● Stated exercise:
Output the material exactly, but drop every image it holds.

● Data provided:
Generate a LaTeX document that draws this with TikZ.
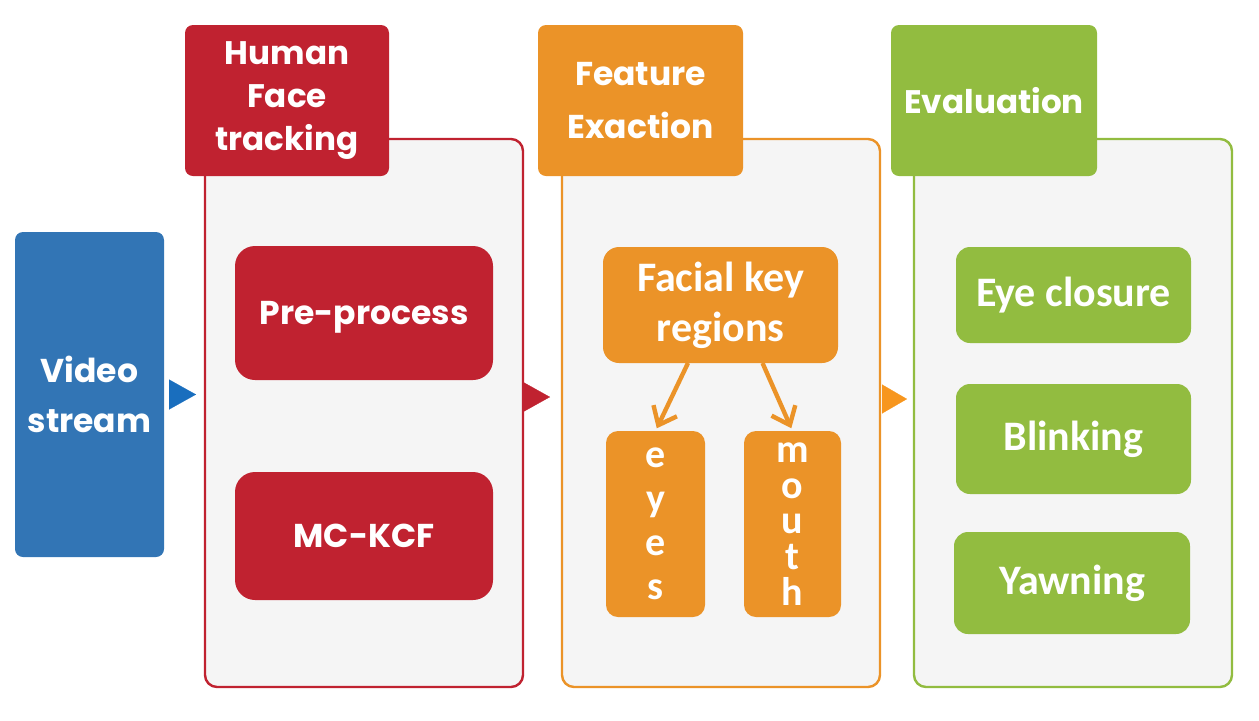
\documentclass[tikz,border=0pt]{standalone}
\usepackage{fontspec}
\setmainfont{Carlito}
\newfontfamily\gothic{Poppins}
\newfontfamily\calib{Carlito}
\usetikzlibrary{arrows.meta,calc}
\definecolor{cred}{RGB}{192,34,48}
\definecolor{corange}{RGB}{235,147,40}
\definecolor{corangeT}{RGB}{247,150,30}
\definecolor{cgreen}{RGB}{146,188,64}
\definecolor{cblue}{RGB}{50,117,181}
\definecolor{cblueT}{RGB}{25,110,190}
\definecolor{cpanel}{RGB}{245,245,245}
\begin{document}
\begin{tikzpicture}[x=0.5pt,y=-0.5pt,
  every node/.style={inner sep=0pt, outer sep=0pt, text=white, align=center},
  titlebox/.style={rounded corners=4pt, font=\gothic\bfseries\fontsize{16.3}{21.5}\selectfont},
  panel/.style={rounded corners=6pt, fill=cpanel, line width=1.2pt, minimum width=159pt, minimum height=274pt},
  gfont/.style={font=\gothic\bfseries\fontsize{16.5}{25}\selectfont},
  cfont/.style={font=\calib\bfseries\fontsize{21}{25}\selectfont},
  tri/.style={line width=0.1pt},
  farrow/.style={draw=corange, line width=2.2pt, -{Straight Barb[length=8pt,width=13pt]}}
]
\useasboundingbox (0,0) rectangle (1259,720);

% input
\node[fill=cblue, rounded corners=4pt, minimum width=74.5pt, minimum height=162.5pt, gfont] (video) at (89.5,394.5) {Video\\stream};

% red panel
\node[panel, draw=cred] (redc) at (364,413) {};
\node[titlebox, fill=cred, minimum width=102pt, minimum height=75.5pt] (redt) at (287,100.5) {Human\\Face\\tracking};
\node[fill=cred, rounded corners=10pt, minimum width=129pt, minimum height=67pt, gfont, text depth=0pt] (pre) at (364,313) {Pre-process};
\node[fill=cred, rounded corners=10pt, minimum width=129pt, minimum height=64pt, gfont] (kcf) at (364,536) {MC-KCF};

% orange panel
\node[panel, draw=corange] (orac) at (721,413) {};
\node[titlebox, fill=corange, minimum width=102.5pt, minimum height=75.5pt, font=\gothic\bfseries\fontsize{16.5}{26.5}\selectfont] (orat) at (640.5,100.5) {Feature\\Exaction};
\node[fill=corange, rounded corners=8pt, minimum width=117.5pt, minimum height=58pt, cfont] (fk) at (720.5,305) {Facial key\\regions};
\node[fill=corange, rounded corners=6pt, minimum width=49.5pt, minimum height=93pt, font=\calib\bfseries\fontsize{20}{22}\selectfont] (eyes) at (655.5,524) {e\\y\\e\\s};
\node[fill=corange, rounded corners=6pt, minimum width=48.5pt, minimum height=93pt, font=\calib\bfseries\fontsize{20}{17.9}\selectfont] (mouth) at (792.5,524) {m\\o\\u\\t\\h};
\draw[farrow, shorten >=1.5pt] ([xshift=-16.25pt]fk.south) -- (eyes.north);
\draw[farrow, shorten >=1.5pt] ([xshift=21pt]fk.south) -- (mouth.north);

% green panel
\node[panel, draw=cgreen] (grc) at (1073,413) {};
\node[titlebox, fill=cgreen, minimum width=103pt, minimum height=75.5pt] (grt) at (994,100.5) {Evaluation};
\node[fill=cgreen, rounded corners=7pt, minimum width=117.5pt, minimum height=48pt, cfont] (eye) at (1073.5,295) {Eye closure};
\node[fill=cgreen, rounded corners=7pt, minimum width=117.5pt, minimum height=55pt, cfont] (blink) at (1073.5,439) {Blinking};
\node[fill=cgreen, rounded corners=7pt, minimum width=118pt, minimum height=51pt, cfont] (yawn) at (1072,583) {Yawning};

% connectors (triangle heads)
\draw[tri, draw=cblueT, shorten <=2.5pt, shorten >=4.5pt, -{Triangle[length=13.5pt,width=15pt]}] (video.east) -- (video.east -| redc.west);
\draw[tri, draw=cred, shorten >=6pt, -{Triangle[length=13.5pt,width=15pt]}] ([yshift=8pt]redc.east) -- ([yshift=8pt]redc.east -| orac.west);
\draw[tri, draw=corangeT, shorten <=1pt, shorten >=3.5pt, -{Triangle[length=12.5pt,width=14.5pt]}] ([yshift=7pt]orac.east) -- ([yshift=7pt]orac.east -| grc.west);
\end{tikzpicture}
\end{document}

● Completed exercise:
Generate a LaTeX document that draws this with TikZ.
\documentclass[tikz,border=0pt]{standalone}
\usepackage{fontspec}
\setmainfont{Carlito}
\newfontfamily\gothic{Poppins}
\newfontfamily\calib{Carlito}
\usetikzlibrary{arrows.meta,calc}
\definecolor{cred}{RGB}{192,34,48}
\definecolor{corange}{RGB}{235,147,40}
\definecolor{corangeT}{RGB}{247,150,30}
\definecolor{cgreen}{RGB}{146,188,64}
\definecolor{cblue}{RGB}{50,117,181}
\definecolor{cblueT}{RGB}{25,110,190}
\definecolor{cpanel}{RGB}{245,245,245}
\begin{document}
\begin{tikzpicture}[x=0.5pt,y=-0.5pt,
  every node/.style={inner sep=0pt, outer sep=0pt, text=white, align=center},
  titlebox/.style={rounded corners=4pt, font=\gothic\bfseries\fontsize{16.3}{21.5}\selectfont},
  panel/.style={rounded corners=6pt, fill=cpanel, line width=1.2pt, minimum width=159pt, minimum height=274pt},
  gfont/.style={font=\gothic\bfseries\fontsize{16.5}{25}\selectfont},
  cfont/.style={font=\calib\bfseries\fontsize{21}{25}\selectfont},
  tri/.style={line width=0.1pt},
  farrow/.style={draw=corange, line width=2.2pt, -{Straight Barb[length=8pt,width=13pt]}}
]
\useasboundingbox (0,0) rectangle (1259,720);

% input
\node[fill=cblue, rounded corners=4pt, minimum width=74.5pt, minimum height=162.5pt, gfont] (video) at (89.5,394.5) {Video\\stream};

% red panel
\node[panel, draw=cred] (redc) at (364,413) {};
\node[titlebox, fill=cred, minimum width=102pt, minimum height=75.5pt] (redt) at (287,100.5) {Human\\Face\\tracking};
\node[fill=cred, rounded corners=10pt, minimum width=129pt, minimum height=67pt, gfont, text depth=0pt] (pre) at (364,313) {Pre-process};
\node[fill=cred, rounded corners=10pt, minimum width=129pt, minimum height=64pt, gfont] (kcf) at (364,536) {MC-KCF};

% orange panel
\node[panel, draw=corange] (orac) at (721,413) {};
\node[titlebox, fill=corange, minimum width=102.5pt, minimum height=75.5pt, font=\gothic\bfseries\fontsize{16.5}{26.5}\selectfont] (orat) at (640.5,100.5) {Feature\\Exaction};
\node[fill=corange, rounded corners=8pt, minimum width=117.5pt, minimum height=58pt, cfont] (fk) at (720.5,305) {Facial key\\regions};
\node[fill=corange, rounded corners=6pt, minimum width=49.5pt, minimum height=93pt, font=\calib\bfseries\fontsize{20}{22}\selectfont] (eyes) at (655.5,524) {e\\y\\e\\s};
\node[fill=corange, rounded corners=6pt, minimum width=48.5pt, minimum height=93pt, font=\calib\bfseries\fontsize{20}{17.9}\selectfont] (mouth) at (792.5,524) {m\\o\\u\\t\\h};
\draw[farrow, shorten >=1.5pt] ([xshift=-16.25pt]fk.south) -- (eyes.north);
\draw[farrow, shorten >=1.5pt] ([xshift=21pt]fk.south) -- (mouth.north);

% green panel
\node[panel, draw=cgreen] (grc) at (1073,413) {};
\node[titlebox, fill=cgreen, minimum width=103pt, minimum height=75.5pt] (grt) at (994,100.5) {Evaluation};
\node[fill=cgreen, rounded corners=7pt, minimum width=117.5pt, minimum height=48pt, cfont] (eye) at (1073.5,295) {Eye closure};
\node[fill=cgreen, rounded corners=7pt, minimum width=117.5pt, minimum height=55pt, cfont] (blink) at (1073.5,439) {Blinking};
\node[fill=cgreen, rounded corners=7pt, minimum width=118pt, minimum height=51pt, cfont] (yawn) at (1072,583) {Yawning};

% connectors (triangle heads)
\draw[tri, draw=cblueT, shorten <=2.5pt, shorten >=4.5pt, -{Triangle[length=13.5pt,width=15pt]}] (video.east) -- (video.east -| redc.west);
\draw[tri, draw=cred, shorten >=6pt, -{Triangle[length=13.5pt,width=15pt]}] ([yshift=8pt]redc.east) -- ([yshift=8pt]redc.east -| orac.west);
\draw[tri, draw=corangeT, shorten <=1pt, shorten >=3.5pt, -{Triangle[length=12.5pt,width=14.5pt]}] ([yshift=7pt]orac.east) -- ([yshift=7pt]orac.east -| grc.west);
\end{tikzpicture}
\end{document}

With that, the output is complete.